Adapun intervensi gizi sensitif antara lain akses air minum yang aman, akses sanitasi, akses jaminan kesehatan, akses pelayanan keluarga berencana, akses bantuan uang tunai untuk keluarga kurang mampu (PKH), dan akses bantuan pangan nontunai (BPNT).
Inti dari berbagai macam kegiatan pencegahan stunting adalah intervensi gizi spesifik dan intervensi gizi sensitif.
Untuk memastikan konvergensi, menurut Bambang, diperlukan analisis situasi. Pemetaan adanya intervensi apa saja yang sudah dilakukan di setiap desa di suatu kabupaten/kota harus dilakukan. Dengan demikian, program bisa dipantau jelas dan target sedikit demi sedikit tercapai.
Angka tengkes di Indonesia pada 2013 mencapai 32 persen. Pada 2018, angka ini turun menjadi 30,8 persen dan 27,7 persen pada 2019. Ditargetkan, pada 2024, prevalensi tengkes tinggal 14 persen.
Untuk mencapai target itu, lebih jauh Wapres Amin mengatakan, diperlukan kepemimpinan kuat. ”Di berbagai negara yang sukses dalam pencegahan stunting, kepemimpinan yang kuat ini menjadi kunci keberhasilan utama. Kepemimpinan bukan persoalan teknis pencegahan, melainkan pada kemampuan dalam mengoordinasikan begitu banyak lembaga, yang umumnya memiliki kebijakan, program, ataupun anggarannya sendiri,” tuturnya.
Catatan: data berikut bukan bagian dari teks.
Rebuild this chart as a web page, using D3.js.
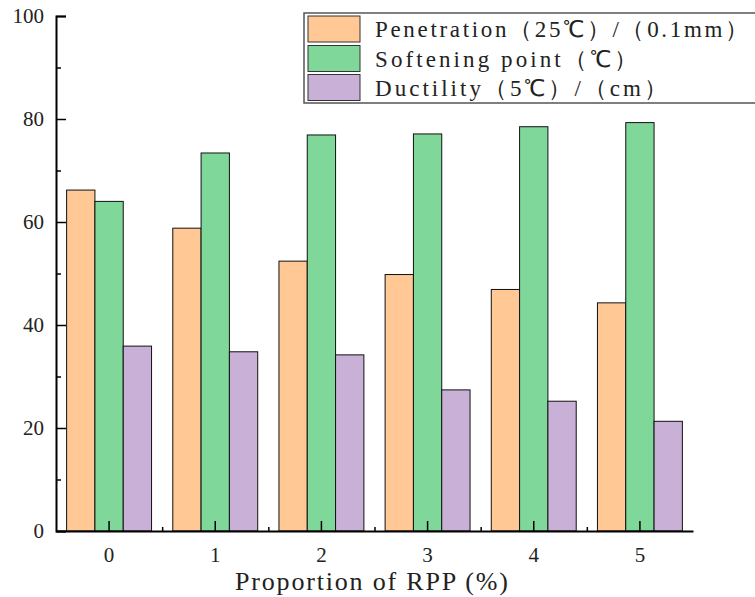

Selain itu, usaha bersama menjadi kunci untuk memastikan generasi muda Indonesia akan membawa Indonesia menjadi negara maju. Pandemi Covid-19 pun diharap tidak menghentikan usaha mencegah tengkes. Perlu ada inovasi untuk mendorong warga tetap membawa anak balita ke posyandu kendati tetap ada penerapan protokol kesehatan.